→ **Aim of the task**
Go through the entries below and copy each line containing the word "matplotlib".

→ **Exercise inputs**
============

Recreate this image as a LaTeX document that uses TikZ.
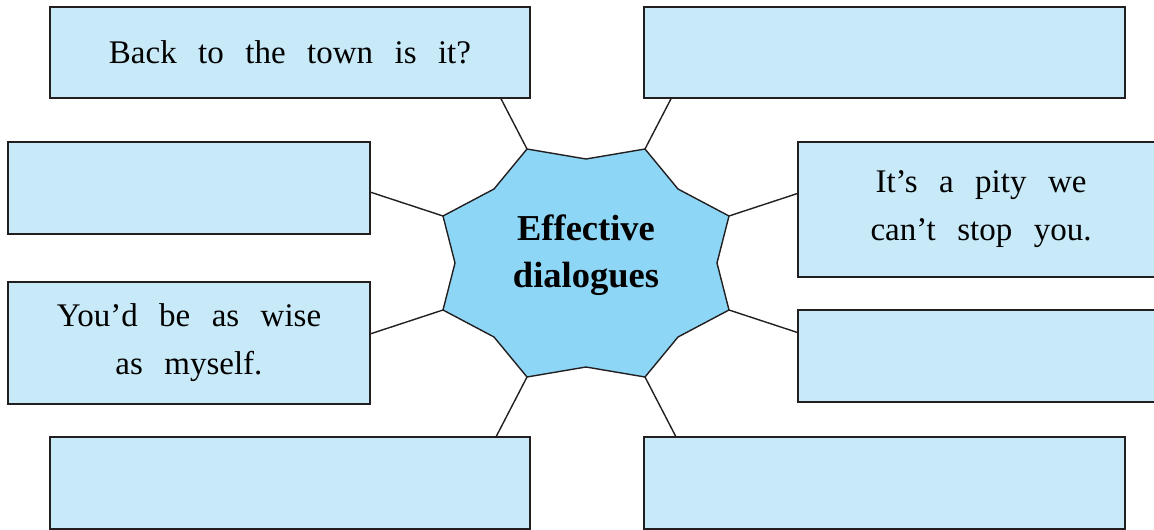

============

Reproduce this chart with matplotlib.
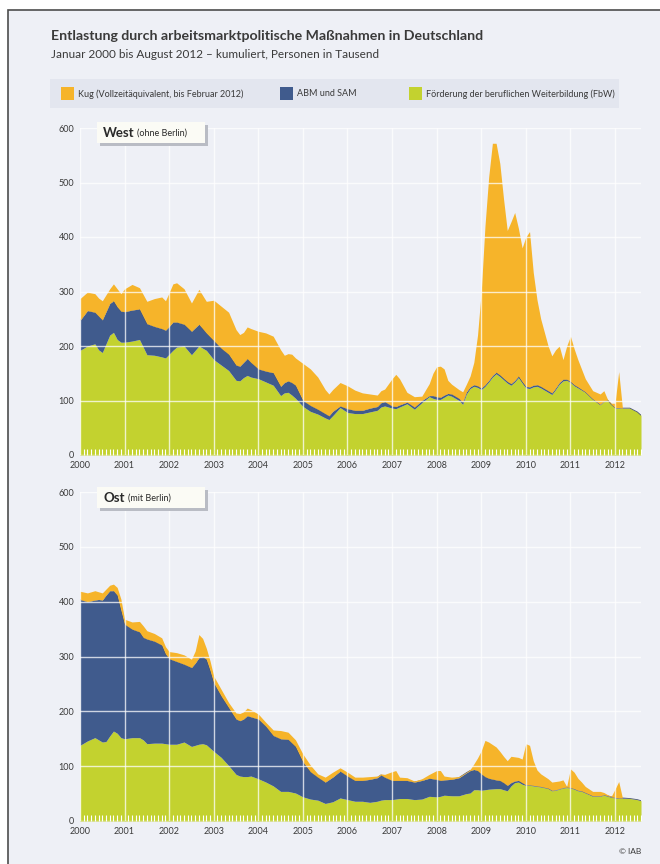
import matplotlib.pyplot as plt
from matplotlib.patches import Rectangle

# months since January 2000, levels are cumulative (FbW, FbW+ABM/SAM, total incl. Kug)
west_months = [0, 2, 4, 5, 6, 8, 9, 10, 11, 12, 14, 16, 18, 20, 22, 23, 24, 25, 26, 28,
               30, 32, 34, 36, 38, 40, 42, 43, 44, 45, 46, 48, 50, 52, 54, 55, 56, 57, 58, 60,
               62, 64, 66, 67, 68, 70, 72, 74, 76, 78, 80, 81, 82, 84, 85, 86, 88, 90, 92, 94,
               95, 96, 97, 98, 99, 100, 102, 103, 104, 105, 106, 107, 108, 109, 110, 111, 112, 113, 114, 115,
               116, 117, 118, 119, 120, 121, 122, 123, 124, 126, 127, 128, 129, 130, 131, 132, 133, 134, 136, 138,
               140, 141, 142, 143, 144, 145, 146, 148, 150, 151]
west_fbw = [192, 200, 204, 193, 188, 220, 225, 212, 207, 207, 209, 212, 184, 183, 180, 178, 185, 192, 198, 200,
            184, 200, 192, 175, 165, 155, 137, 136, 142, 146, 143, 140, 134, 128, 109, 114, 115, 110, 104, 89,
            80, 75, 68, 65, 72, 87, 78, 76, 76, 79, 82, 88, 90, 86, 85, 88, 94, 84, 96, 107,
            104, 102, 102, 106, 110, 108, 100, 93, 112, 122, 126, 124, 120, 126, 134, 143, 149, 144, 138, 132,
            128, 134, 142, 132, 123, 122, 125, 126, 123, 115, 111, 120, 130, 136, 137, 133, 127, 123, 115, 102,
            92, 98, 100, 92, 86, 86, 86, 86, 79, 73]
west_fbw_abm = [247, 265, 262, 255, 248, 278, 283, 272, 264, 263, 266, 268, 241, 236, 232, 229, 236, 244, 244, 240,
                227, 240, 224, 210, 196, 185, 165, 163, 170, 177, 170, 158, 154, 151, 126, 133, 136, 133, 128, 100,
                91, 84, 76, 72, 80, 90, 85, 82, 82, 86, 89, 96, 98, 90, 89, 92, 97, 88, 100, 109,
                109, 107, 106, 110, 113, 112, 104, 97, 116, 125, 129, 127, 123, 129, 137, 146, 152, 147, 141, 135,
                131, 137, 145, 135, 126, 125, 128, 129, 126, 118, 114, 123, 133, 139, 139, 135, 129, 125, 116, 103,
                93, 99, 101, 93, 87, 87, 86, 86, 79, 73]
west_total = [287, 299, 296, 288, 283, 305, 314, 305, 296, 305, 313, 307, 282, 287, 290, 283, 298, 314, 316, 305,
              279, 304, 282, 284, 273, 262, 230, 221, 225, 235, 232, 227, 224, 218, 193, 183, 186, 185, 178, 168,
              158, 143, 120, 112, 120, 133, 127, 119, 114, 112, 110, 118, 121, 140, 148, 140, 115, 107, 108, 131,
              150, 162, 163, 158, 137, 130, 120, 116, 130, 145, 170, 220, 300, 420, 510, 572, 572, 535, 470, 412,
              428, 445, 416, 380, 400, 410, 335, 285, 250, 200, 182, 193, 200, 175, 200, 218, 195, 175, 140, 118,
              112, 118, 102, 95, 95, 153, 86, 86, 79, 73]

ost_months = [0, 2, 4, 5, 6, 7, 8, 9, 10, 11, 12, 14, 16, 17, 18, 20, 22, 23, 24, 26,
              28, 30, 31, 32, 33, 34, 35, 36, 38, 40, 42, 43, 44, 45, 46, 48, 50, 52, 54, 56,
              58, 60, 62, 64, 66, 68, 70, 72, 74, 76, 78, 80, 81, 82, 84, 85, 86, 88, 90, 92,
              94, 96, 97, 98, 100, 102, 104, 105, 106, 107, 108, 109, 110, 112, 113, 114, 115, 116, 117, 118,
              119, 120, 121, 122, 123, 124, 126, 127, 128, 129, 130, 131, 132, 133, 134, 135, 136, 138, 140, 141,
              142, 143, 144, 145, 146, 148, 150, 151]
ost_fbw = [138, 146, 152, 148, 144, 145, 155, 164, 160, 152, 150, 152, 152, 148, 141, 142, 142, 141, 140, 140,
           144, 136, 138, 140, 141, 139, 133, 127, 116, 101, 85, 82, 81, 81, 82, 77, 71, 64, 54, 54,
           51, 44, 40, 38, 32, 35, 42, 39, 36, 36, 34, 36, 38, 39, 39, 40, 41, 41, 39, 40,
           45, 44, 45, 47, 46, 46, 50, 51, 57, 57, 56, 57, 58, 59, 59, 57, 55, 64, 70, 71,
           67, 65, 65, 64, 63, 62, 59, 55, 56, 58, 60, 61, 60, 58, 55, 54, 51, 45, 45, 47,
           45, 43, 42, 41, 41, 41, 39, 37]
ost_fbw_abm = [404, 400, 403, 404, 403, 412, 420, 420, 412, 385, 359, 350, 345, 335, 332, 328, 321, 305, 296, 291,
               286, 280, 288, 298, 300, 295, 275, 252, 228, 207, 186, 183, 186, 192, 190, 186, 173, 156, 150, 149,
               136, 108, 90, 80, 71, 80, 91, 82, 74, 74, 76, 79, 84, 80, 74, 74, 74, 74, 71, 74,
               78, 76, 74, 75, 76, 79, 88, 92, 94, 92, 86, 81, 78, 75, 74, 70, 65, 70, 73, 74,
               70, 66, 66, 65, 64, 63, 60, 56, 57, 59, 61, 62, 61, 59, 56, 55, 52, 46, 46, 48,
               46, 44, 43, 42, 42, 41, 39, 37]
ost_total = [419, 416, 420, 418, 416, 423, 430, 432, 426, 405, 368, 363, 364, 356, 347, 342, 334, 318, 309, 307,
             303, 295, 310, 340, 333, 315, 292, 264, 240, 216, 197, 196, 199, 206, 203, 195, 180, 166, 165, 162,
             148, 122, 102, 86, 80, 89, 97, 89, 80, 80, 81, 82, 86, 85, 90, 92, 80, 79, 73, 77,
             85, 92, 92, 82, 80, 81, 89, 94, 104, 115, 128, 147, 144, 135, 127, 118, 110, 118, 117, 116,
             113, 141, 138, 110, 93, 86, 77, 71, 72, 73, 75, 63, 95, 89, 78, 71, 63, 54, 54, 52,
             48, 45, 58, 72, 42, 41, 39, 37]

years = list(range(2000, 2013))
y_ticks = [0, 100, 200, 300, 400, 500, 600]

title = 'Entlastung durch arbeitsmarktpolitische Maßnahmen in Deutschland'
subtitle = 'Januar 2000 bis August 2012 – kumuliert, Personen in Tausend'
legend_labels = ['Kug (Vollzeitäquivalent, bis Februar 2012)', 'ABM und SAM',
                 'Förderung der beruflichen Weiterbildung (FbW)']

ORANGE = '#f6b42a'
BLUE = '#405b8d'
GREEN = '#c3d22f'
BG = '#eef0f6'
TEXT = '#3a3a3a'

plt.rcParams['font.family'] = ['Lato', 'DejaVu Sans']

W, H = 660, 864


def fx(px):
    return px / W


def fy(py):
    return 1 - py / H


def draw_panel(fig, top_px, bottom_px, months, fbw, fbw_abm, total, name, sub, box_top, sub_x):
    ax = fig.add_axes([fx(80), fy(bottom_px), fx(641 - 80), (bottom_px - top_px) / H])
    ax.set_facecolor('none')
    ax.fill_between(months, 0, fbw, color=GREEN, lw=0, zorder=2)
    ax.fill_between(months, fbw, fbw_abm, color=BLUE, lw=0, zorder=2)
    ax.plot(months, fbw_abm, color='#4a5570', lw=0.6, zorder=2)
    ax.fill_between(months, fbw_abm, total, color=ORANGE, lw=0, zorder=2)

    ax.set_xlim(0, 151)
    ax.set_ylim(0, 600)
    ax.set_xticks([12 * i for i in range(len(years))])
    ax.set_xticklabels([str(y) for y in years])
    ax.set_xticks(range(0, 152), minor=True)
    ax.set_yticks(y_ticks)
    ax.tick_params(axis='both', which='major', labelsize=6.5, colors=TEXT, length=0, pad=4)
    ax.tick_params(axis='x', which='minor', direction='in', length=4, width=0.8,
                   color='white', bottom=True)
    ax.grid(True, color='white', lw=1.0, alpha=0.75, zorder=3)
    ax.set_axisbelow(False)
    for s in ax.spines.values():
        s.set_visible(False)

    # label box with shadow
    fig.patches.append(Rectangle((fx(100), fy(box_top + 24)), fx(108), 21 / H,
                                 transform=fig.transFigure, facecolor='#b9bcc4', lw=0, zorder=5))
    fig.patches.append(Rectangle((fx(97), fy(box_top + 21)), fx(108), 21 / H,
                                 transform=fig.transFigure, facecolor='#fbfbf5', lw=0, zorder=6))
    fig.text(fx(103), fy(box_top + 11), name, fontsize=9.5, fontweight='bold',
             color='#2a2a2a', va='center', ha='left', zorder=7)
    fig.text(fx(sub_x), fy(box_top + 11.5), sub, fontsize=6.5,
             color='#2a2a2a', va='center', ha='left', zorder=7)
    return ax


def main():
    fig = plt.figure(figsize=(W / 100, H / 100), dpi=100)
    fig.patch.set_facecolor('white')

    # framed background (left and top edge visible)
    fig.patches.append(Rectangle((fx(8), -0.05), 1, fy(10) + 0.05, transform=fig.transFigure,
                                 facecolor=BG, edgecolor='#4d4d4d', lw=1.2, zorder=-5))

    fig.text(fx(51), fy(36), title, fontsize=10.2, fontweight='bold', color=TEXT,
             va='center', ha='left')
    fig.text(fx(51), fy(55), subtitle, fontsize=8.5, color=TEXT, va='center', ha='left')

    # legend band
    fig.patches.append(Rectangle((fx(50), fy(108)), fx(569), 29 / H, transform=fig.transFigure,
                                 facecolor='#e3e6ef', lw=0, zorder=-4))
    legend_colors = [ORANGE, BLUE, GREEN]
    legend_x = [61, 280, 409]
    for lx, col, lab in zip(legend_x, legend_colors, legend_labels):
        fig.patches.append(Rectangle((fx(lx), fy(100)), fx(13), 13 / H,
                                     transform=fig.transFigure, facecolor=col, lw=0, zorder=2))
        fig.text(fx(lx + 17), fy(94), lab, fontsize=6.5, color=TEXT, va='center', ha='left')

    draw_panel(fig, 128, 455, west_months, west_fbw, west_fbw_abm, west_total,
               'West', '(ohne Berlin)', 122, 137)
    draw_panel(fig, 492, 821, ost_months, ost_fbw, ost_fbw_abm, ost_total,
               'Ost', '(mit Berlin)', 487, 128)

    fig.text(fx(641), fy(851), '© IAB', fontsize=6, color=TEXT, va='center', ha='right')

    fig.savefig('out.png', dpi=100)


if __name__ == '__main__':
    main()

============

→ **Correct answer**
Reproduce this chart with matplotlib.
import matplotlib.pyplot as plt
from matplotlib.patches import Rectangle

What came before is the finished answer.